If they give you a choice of morning or afternoon, choose afternoon. Humans naturally have a lull in energy around 2PM. Shooting for a daily 3PM 20-minute office meditation would do wonders to re-energize your team and position you and your coworkers to have some of your most creative ideas.
6. Have a backup “If / then” plan.
In case you get push-back from the decision-makers on one meditation a day, hit them back with an if/then plan — basically a trial period. Phrase it like so: “Let’s just try it for a week, and if it doesn’t increase energy levels and productivity, then we can go back to what we were doing before.” Or, “Let’s dedicate a room in the office as our office meditation room for whoever wants to take a meditation break.” No reasonable decision maker can resist that kind of request.

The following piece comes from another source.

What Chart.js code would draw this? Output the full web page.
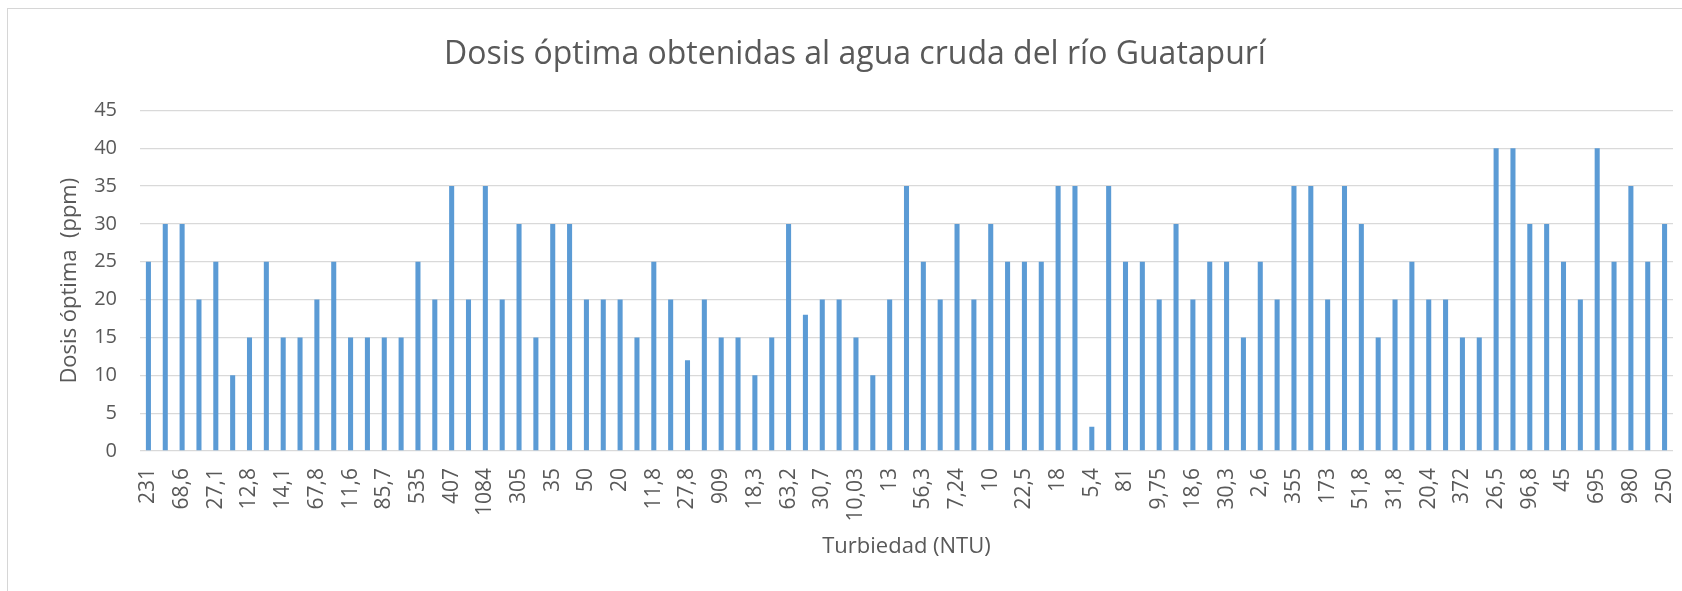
<!DOCTYPE html>
<html>
<head>
<meta charset="utf-8">
<title>Dosis óptima</title>
<script src="https://cdn.jsdelivr.net/npm/chart.js@4.4.1/dist/chart.umd.min.js"></script>
<style>
    html, body { margin: 0; padding: 0; background: #fff; overflow: hidden; }
    #frame {
        position: absolute; left: 7px; top: 8px; width: 1800px; height: 700px;
        border-left: 1px solid #d6d6d6; border-top: 1px solid #d6d6d6;
    }
    #wrap { position: absolute; left: 0; top: 0; width: 1682px; height: 591px; }
</style>
</head>
<body>
<div id="frame"></div>
<div id="wrap"><canvas id="dosisChart"></canvas></div>
<script>
    'use strict';

    // Turbidity labels (only every other one is printed on the axis, the rest are unknown)
    var turbiedad = [
        '231', '', '68,6', '', '27,1', '', '12,8', '', '14,1', '', '67,8', '', '11,6', '', '85,7', '',
        '535', '', '407', '', '1084', '', '305', '', '35', '', '50', '', '20', '', '11,8', '',
        '27,8', '', '909', '', '18,3', '', '63,2', '', '30,7', '', '10,03', '', '13', '', '56,3', '',
        '7,24', '', '10', '', '22,5', '', '18', '', '5,4', '', '81', '', '9,75', '', '18,6', '',
        '30,3', '', '2,6', '', '355', '', '173', '', '51,8', '', '31,8', '', '20,4', '', '372', '',
        '26,5', '', '96,8', '', '45', '', '695', '', '980', '', '250'
    ];

    // Optimal dose (ppm)
    var dosis = [
        25, 30, 30, 20, 25, 10, 15, 25, 15, 15, 20, 25, 15, 15, 15, 15,
        25, 20, 35, 20, 35, 20, 30, 15, 30, 30, 20, 20, 20, 15, 25, 20,
        12, 20, 15, 15, 10, 15, 30, 18, 20, 20, 15, 10, 20, 35, 25, 20,
        30, 20, 30, 25, 25, 25, 35, 35, 3.2, 35, 25, 25, 20, 30, 20, 25,
        25, 15, 25, 20, 35, 35, 20, 35, 30, 15, 20, 25, 20, 20, 15, 15,
        40, 40, 30, 30, 25, 20, 40, 25, 35, 25, 30
    ];

    var yTicks = [0, 5, 10, 15, 20, 25, 30, 35, 40, 45];

    var textColor = '#595959';
    var gridColor = '#d9d9d9';

    var ctx = document.getElementById('dosisChart').getContext('2d');
    var dosisChart = new Chart(ctx, {
        type: 'bar',
        data: {
            labels: turbiedad,
            datasets: [{
                label: 'Dosis óptima',
                data: dosis,
                backgroundColor: '#5b9bd5',
                borderWidth: 0,
                barPercentage: 0.3,
                categoryPercentage: 1
            }]
        },
        options: {
            responsive: true,
            maintainAspectRatio: false,
            animation: false,
            layout: {
                // left/right difference moves the title centre to the right like the original
                padding: { left: 37, right: 9, top: 0, bottom: 0 }
            },
            plugins: {
                legend: { display: false },
                tooltip: { enabled: false },
                title: {
                    display: true,
                    text: 'Dosis óptima obtenidas al agua cruda del río Guatapurí',
                    color: textColor,
                    font: { family: 'Open Sans', size: 32, weight: 'normal' },
                    padding: { top: 36, bottom: 36 }
                }
            },
            scales: {
                x: {
                    grid: { display: false, drawTicks: false },
                    border: { display: false },
                    ticks: {
                        autoSkip: false,
                        maxRotation: 90,
                        minRotation: 90,
                        padding: 17,
                        color: textColor,
                        font: { family: 'Open Sans', size: 21 }
                    },
                    title: {
                        display: true,
                        text: 'Turbiedad (NTU)',
                        color: textColor,
                        font: { family: 'Open Sans', size: 22 },
                        padding: { top: 0, bottom: 31 }
                    },
                    afterFit: function (scale) {
                        scale.height = 140;
                        scale.paddingLeft = 0;
                        scale.paddingRight = 0;
                    }
                },
                y: {
                    min: 0,
                    max: 45,
                    afterBuildTicks: function (scale) {
                        scale.ticks = yTicks.map(function (v) { return { value: v }; });
                    },
                    grid: { color: gridColor, lineWidth: 1.3, drawTicks: false },
                    border: { display: false },
                    ticks: {
                        padding: 23,
                        color: textColor,
                        font: { family: 'Open Sans', size: 20 }
                    },
                    title: {
                        display: true,
                        text: 'Dosis óptima  (ppm)',
                        color: textColor,
                        font: { family: 'Open Sans', size: 22 },
                        padding: { top: 20, bottom: 0 }
                    },
                    afterFit: function (scale) { scale.width = 103; }
                }
            }
        }
    });
</script>
</body>
</html>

With a little bit of initiative, you can make meditation a cool thing that more people do at work, which means you will help spread more happiness into the world. Not a bad side-benefit.
It’s also something that would spruce up the old CV. I’m not suggesting you use resume-building as your motivation, but it certainly doesn’t hurt for you to be known within your industry as the person who helped increase productivity levels and decrease employee sick days, by instituting a company-wide meditation program.
You don’t need everyone to participate. Just those who may be interested.
For employees without a technique, there are a couple of brilliant (and free) apps that offer simple, straight-forward instruction for a 20-minute practice, such as 1 Giant Mind, Headspace, or Russell Simmons’s new app, Meditation Made Simple.
And worse case scenario, if you get fired for trying to start a meditation program at your company, you still win, because you’ll draw unemployment while you find a new job, and that’s a badass thing to tell your next potential employer in the interview. “Yeah, I got fired for being committed to my meditation practice.”
Who knows, maybe you’ll start a movement?